If you are having a difficult time find ways to help siblings get along, this post is for you! From kids that rarely see each other to kids that are always together, even sharing a room, you want them to have peace with one another.
I get it… I’m a mom, too. It can be hard to help siblings get along all of the time, but I’m sure that you are hopeful that your kids will play happily (for most of the day!) .
If you find that your older child is taking toys from the younger one, or your younger child is not helping the older one, it can cause some major issues in the household.
Here are 21 things to help siblings get along:
Involve them in things together.
Let the older child help with bath time, reading books or brushing teeth. Talk to your child about how great it is that they are begin so gentle and caring for their younger sibling. Tell them that you love how they are friends. Sometimes you just have to give them the expectation for them to reach for it.
It is better to be positive.
“Consequences may cause bitterness towards sibling and be counterproductive to what you are trying to achieve.” ~ Kristy Gladish
Try not to set up situations that allow arguing to happen.
If your older child is building with legos, let him build at a high table or in a room with a shut door. The temptation to knock it down will be gone.
If they argue over a THING (toy, book, outfit), that THING goes away.
I put it on the top of our refrigerator and say “I will not let a thing come in between you two. If you fight over it, it is mine.”
Talk to your kids about being jealous.
Tell them that while this is a normal feeling, it is not OK to act on it. Give examples of what is OK and not OK in many situations.
Example: When I am upset, it is OK for me to go to my room and read a book until I am calm. It is NOT OK for me to push someone.
Talk to your child when they are calm.
Talk about how much their brother or sister loves them. Point out the times that you see them doing nice things for each other and reward it, with praise or even something like “I love how you are being so nice! Maybe a trip to the park is in order?”
Every day, make them tell one another 3 things that they like about that person.
I have our kids say 3 things about each sibling. Their faces just light up when they hear something like “I like how you make funny voices when you read.” (It is OK to help them).
Relate it to yourself.
Talk to the kids about yourself as a child; I do this a lot. “When I was your age Uncle Tim told me that I couldn’t play with him. I was so mad at him that I tattled right away.”
Then take the time to talk about what worked. “The next time that he did this, I …”
Have each child to go to their own room for a little break.
Within 5 minutes, they are begging me to play with each other. It works every time. I usually say “Ok, but if I hear you arguing again, I am going to have to separate you.”
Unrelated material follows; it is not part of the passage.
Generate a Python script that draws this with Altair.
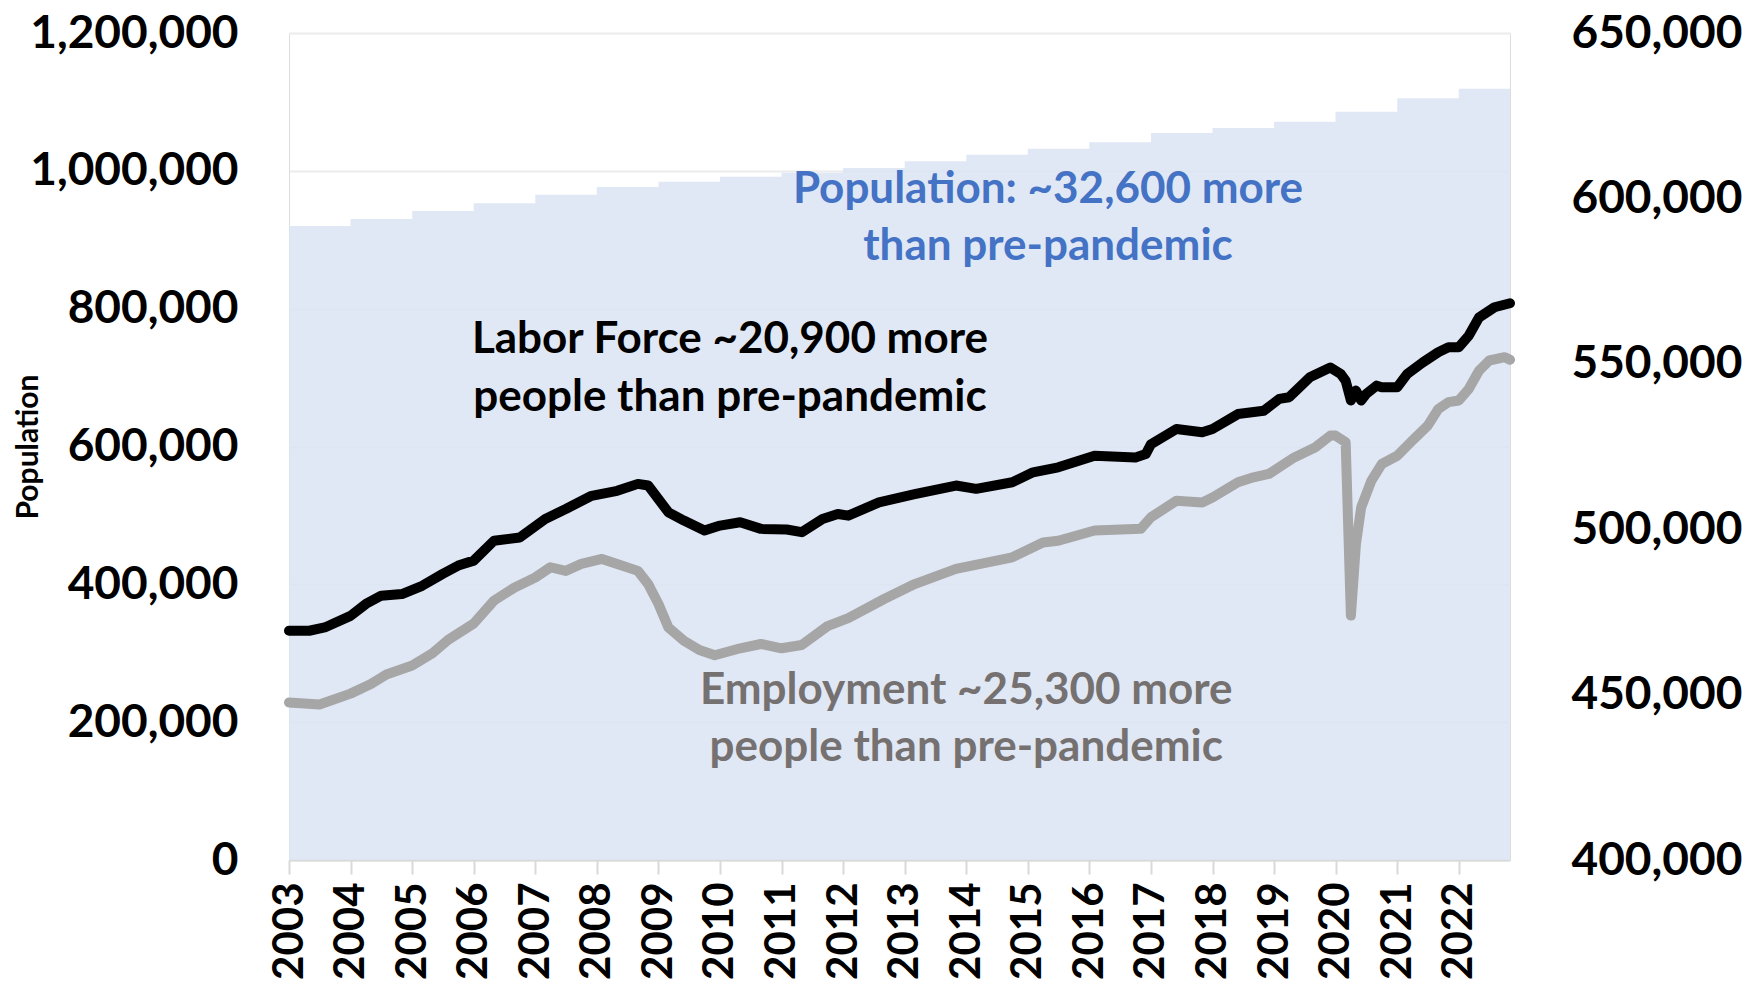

Try distraction with the younger child.
Teach the older child to offer the younger one something else- an alternative. Usually, this will solve the issue of “I want what she has.”
Spend quality time with each child, alone.
When kids act up, most of the time a little one-on-one and some real conversations will solve the issue. Try it. It really works.
Empathize with your kids.
If one comes to you saying that “Jane took my toy from my room.” say “Oh, really? That probably bothered you because it was in your room and you wanted to save it for later.”
Most of the time, just hearing someone agree with them is all that they need to calm down and handle it properly.
Read books that focus on being loving and kind to each other. ~Beth Glison
This is so helpful for your children to see healthy sibling relationships in the form of books. Here are some great books to teach your toddler not to hit.
Talk about how important being a “big sister” or “little brother” really is
…like they were meant to be friends.
Each of our kids have a few special toys that is their toy ONLY. They keep them in their closet or on a shelf, and only that child can play with the toy. (Usually these are toys that they have purchased with their own money.)
I can’t stress this enough! If they get away with pushing today, but you try to tell them not to push tomorrow… guess what they will do? Push!
Don’t let them do anything that you don’t expect them to do again. Start on what you wish to go by. Time outs are a good solution for this (a minuter per year of age).
Quiet time is perfect for this. Let each child go to their room for a nap or time to themselves. Being together 24/7 is hard, especially for young children, when they need a break.
“You have to hold hands and try to make a peanut butter and jelly sandwich (with a spoon, not a knife) using your OTHER hands, without letting go of the hand that you are holding.”